Could you repeat, exactly as they stand, the lines between the one with "Write a LaTeX" and the one with "(pps) at (543,256)", inclusive, minus the pictures?

RECORDS FOR THIS EXERCISE start

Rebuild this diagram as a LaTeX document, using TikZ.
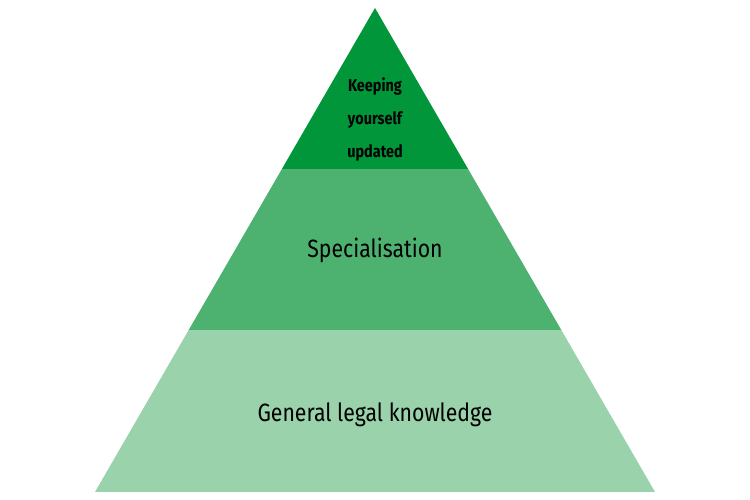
\documentclass[tikz,border=0pt]{standalone}
\usepackage{fontspec}
\setmainfont{Fira Sans}
\definecolor{gA}{HTML}{009639}
\definecolor{gB}{HTML}{4DB270}
\definecolor{gC}{HTML}{99D2AB}
\begin{document}
\begin{tikzpicture}[x=1pt,y=1pt,tier/.style={draw=none},lbl/.style={align=center,text=black,inner sep=0pt}]
\useasboundingbox (0,0) rectangle (750,500);
\fill[gC] (95,8) -- (655,8) -- (561.3,170) -- (188.7,170) -- cycle;
\fill[gB] (188.7,170) -- (561.3,170) -- (468.1,331) -- (281.9,331) -- cycle;
\fill[gA] (281.9,331) -- (468.1,331) -- (375,492) -- cycle;
\node[lbl,font=\fontsize{17}{33}\selectfont\bfseries\addfontfeature{FakeStretch=0.85}] (top) at (375,381) {Keeping\\yourself\\updated};
\node[lbl,font=\fontsize{25}{30}\selectfont\addfontfeature{FakeStretch=0.85}] (mid) at (375,250) {Specialisation};
\node[lbl,font=\fontsize{25}{30}\selectfont\addfontfeature{FakeStretch=0.85}] (bot) at (375,85) {General legal knowledge};
\end{tikzpicture}
\end{document}
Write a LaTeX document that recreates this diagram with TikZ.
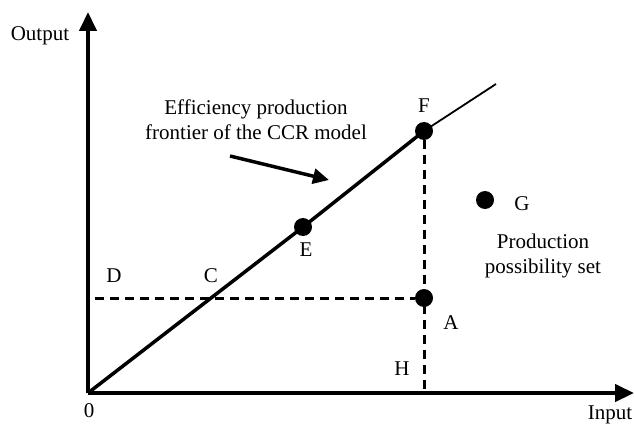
\documentclass[tikz,border=0pt]{standalone}
\usepackage{fontspec}
\setmainfont{Liberation Serif}
\usetikzlibrary{arrows.meta, calc}

\begin{document}
\begin{tikzpicture}[x=1pt, y=-1pt, font=\fontsize{21}{25}\selectfont,
  dot/.style={circle, fill=black, inner sep=0pt, minimum size=18pt},
  axis/.style={line width=4.5pt, -{Triangle[length=19pt, width=17pt]}},
  guide/.style={line width=3pt, dash pattern=on 9pt off 6pt}]

\useasboundingbox (0,0) rectangle (634,428);

% Axes
\coordinate (O) at (88,393);
\coordinate (Ytop) at (88,12);
\coordinate (Xend) at (634,393);
\draw[axis] (O) -- (Ytop);
\draw[axis] (O) -- (Xend);
\node (out) at (40,36) {Output};
\node (in) at (610,415) {Input};
\node (zero) at (89,411) {0};

% Points
\node[dot] (E) at (303,227) {};
\node[dot] (F) at (424,131) {};
\node[dot] (A) at (424,298) {};
\node[dot] (G) at (485,200) {};
\coordinate (D) at (95,298);
\coordinate (H) at (424,391);
\coordinate (Fend) at (496,84);

% Frontier of the CCR model
\draw[line width=3.5pt] (O) -- (E.center) -- (F.center);
\draw[line width=1.8pt] (F.center) -- (Fend);

% Dashed guides
\draw[guide] (D) -- (A);
\draw[guide] (F) -- (H);

% Labels
\node (lD) at (114,276) {D};
\node (lC) at (211,276) {C};
\node (lE) at (306,250) {E};
\node (lF) at (424,106) {F};
\node (lG) at (522,204) {G};
\node (lA) at (451,323) {A};
\node (lH) at (402,369) {H};

\node[align=center] (fr) at (256,120) {Efficiency production\\frontier of the CCR model};
\node[align=center] (pps) at (543,256) {Production\\possibility set};

\coordinate (arrS) at (230,156);
\coordinate (arrE) at (329,180);
\draw[line width=3.5pt, -{Triangle[length=16pt, width=15pt]}] (arrS) -- (arrE);

\end{tikzpicture}
\end{document}
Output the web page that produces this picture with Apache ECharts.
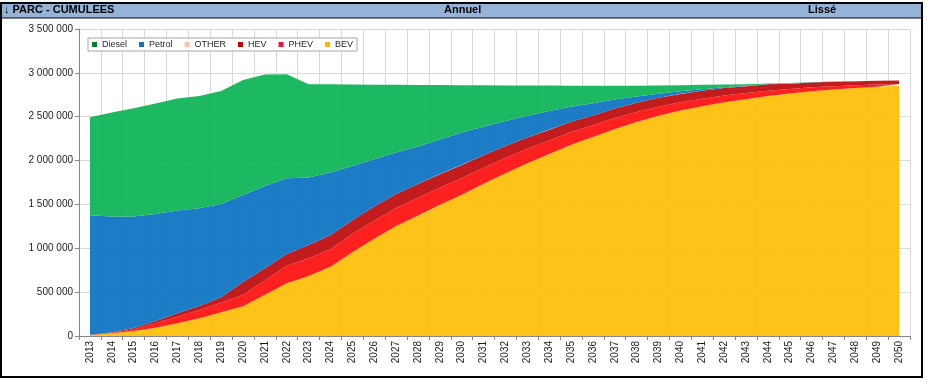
<!DOCTYPE html>
<html>
<head>
<meta charset="utf-8">
<script src="https://cdn.jsdelivr.net/npm/echarts@6/dist/echarts.min.js"></script>
<style>
html,body{margin:0;padding:0;background:#fff;}
#chart{width:927px;height:382px;}
</style>
</head>
<body>
<div id="chart"></div>
<script>
const years = ['2013','2014','2015','2016','2017','2018','2019','2020','2021','2022','2023','2024','2025','2026','2027','2028','2029','2030','2031','2032','2033','2034','2035','2036','2037','2038','2039','2040','2041','2042','2043','2044','2045','2046','2047','2048','2049','2050'];
const BEV    = [10000,30000,57000,95000,144000,201000,270000,340000,470000,600000,684000,790000,955000,1110000,1255000,1375000,1495000,1610000,1735000,1855000,1970000,2075000,2180000,2270000,2360000,2440000,2510000,2570000,2620000,2665000,2700000,2735000,2765000,2790000,2810000,2828000,2842000,2852000];
const PHEV   = [2000,6000,19000,49000,76000,95000,110000,130000,165000,200000,202000,198000,210000,205000,203000,200000,195000,190000,183000,175000,165000,155000,145000,132000,125000,115000,105000,95000,86000,77000,70000,62000,50000,45000,38000,32000,26000,20000];
const HEV    = [2000,6000,14000,27000,38000,46000,61000,145000,136000,135000,151000,163000,155000,160000,160000,158000,155000,150000,142000,135000,128000,122000,117000,112000,108000,104000,100000,95000,90000,84000,78000,72000,62000,55000,50000,45000,42000,40000];
const OTHER  = [1000,1000,1000,1000,1000,1000,1000,1000,1000,1000,1000,1000,1000,1000,1000,1000,1000,1000,1000,1000,1000,1000,1000,1000,1000,1000,1000,1000,1000,1000,1000,1000,1000,1000,1000,1000,1000,1000];
const Petrol = [1362000,1320000,1272000,1220000,1171000,1113000,1064000,992000,939000,863000,768000,711000,618000,539000,472000,427000,395000,368000,326000,286000,245000,213000,172000,139000,102000,71000,47000,28000,17000,10000,6000,4000,2000,1000,1000,1000,0,0];
const Diesel = [1117000,1184000,1234000,1258000,1277000,1281000,1288000,1311000,1269000,1185000,1064000,1007000,928000,850000,772000,700000,620000,540000,471000,405000,347000,289000,239000,199000,157000,123000,93000,70000,49000,30000,16000,6000,3000,2000,1000,1000,0,0];
const yTicks = [0,500000,1000000,1500000,2000000,2500000,3000000,3500000];

const seriesDefs = [
  {name:'BEV', data:BEV, legend:'#FFB800', area:'#FDC00C'},
  {name:'PHEV', data:PHEV, legend:'#F0143C', area:'#FF1414'},
  {name:'HEV', data:HEV, legend:'#C00000', area:'#BF1013'},
  {name:'OTHER', data:OTHER, legend:'#F8C4A8', area:'#F8C4A8'},
  {name:'Petrol', data:Petrol, legend:'#1A73BA', area:'#1075C2'},
  {name:'Diesel', data:Diesel, legend:'#0E7A2C', area:'#11B45A'}
];

function fmt(v){ return String(v).replace(/\B(?=(\d{3})+(?!\d))/g,' '); }

const chart = echarts.init(document.getElementById('chart'), null, {renderer:'canvas'});
const option = {
  animation:false,
  backgroundColor:'#fff',
  textStyle:{fontFamily:'"Liberation Sans", Arial, sans-serif'},
  grid:{left:79, right:17, top:29, bottom:46, containLabel:false},
  legend:{
    data:['Diesel','Petrol','OTHER','HEV','PHEV','BEV'],
    left:88, top:38,
    orient:'horizontal',
    icon:'rect', itemWidth:5, itemHeight:5, itemGap:12,
    padding:[2,4,2,4],
    borderColor:'#A6A6A6', borderWidth:1, backgroundColor:'#fff',
    textStyle:{fontSize:9, color:'#262626', fontFamily:'"Liberation Sans", Arial, sans-serif'}
  },
  xAxis:{
    type:'category', data:years, boundaryGap:true,
    axisLine:{lineStyle:{color:'#868686'}},
    axisTick:{show:true, interval:0, length:4, lineStyle:{color:'#868686'}},
    axisLabel:{interval:0, rotate:90, fontSize:10, color:'#1a1a1a', margin:5},
    splitLine:{show:true, interval:0, lineStyle:{color:'#D9D9D9'}}
  },
  yAxis:{
    type:'value', min:0, max:3500000, interval:500000,
    axisLine:{show:true, lineStyle:{color:'#868686'}},
    axisTick:{show:true, length:4, lineStyle:{color:'#868686'}},
    axisLabel:{fontSize:10, color:'#1a1a1a', margin:6, formatter:function(v){return yTicks.indexOf(v)>=0?fmt(v):'';}},
    splitLine:{show:true, lineStyle:{color:'#D9D9D9'}}
  },
  series: seriesDefs.map(function(s){
    return {
      name:s.name, type:'line', stack:'total', data:s.data,
      symbol:'none', smooth:false,
      lineStyle:{width:0, opacity:0},
      itemStyle:{color:s.legend},
      areaStyle:{color:s.area, opacity:0.95},
      emphasis:{disabled:true}
    };
  }),
  graphic:[
    {type:'rect', shape:{x:1, y:3, width:921, height:15}, style:{fill:'#95B3D7', stroke:'#000', lineWidth:1}, z:10},
    {type:'rect', shape:{x:1, y:3, width:921, height:374}, style:{fill:null, stroke:'#000', lineWidth:2}, z:10},
    {type:'text', left:4, top:4, style:{text:'\u2193 PARC - CUMULEES', font:'bold 11px "Liberation Sans", Arial, sans-serif', fill:'#000'}, z:11},
    {type:'text', left:444, top:4, style:{text:'Annuel', font:'bold 11px "Liberation Sans", Arial, sans-serif', fill:'#000'}, z:11},
    {type:'text', left:808, top:4, style:{text:'Lissé', font:'bold 11px "Liberation Sans", Arial, sans-serif', fill:'#000'}, z:11}
  ]
};
chart.setOption(option);
</script>
</body>
</html>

RECORDS FOR THIS EXERCISE end

OUTPUT BELOW:
Write a LaTeX document that recreates this diagram with TikZ.
\documentclass[tikz,border=0pt]{standalone}
\usepackage{fontspec}
\setmainfont{Liberation Serif}
\usetikzlibrary{arrows.meta, calc}

\begin{document}
\begin{tikzpicture}[x=1pt, y=-1pt, font=\fontsize{21}{25}\selectfont,
  dot/.style={circle, fill=black, inner sep=0pt, minimum size=18pt},
  axis/.style={line width=4.5pt, -{Triangle[length=19pt, width=17pt]}},
  guide/.style={line width=3pt, dash pattern=on 9pt off 6pt}]

\useasboundingbox (0,0) rectangle (634,428);

% Axes
\coordinate (O) at (88,393);
\coordinate (Ytop) at (88,12);
\coordinate (Xend) at (634,393);
\draw[axis] (O) -- (Ytop);
\draw[axis] (O) -- (Xend);
\node (out) at (40,36) {Output};
\node (in) at (610,415) {Input};
\node (zero) at (89,411) {0};

% Points
\node[dot] (E) at (303,227) {};
\node[dot] (F) at (424,131) {};
\node[dot] (A) at (424,298) {};
\node[dot] (G) at (485,200) {};
\coordinate (D) at (95,298);
\coordinate (H) at (424,391);
\coordinate (Fend) at (496,84);

% Frontier of the CCR model
\draw[line width=3.5pt] (O) -- (E.center) -- (F.center);
\draw[line width=1.8pt] (F.center) -- (Fend);

% Dashed guides
\draw[guide] (D) -- (A);
\draw[guide] (F) -- (H);

% Labels
\node (lD) at (114,276) {D};
\node (lC) at (211,276) {C};
\node (lE) at (306,250) {E};
\node (lF) at (424,106) {F};
\node (lG) at (522,204) {G};
\node (lA) at (451,323) {A};
\node (lH) at (402,369) {H};

\node[align=center] (fr) at (256,120) {Efficiency production\\frontier of the CCR model};
\node[align=center] (pps) at (543,256) {Production\\possibility set};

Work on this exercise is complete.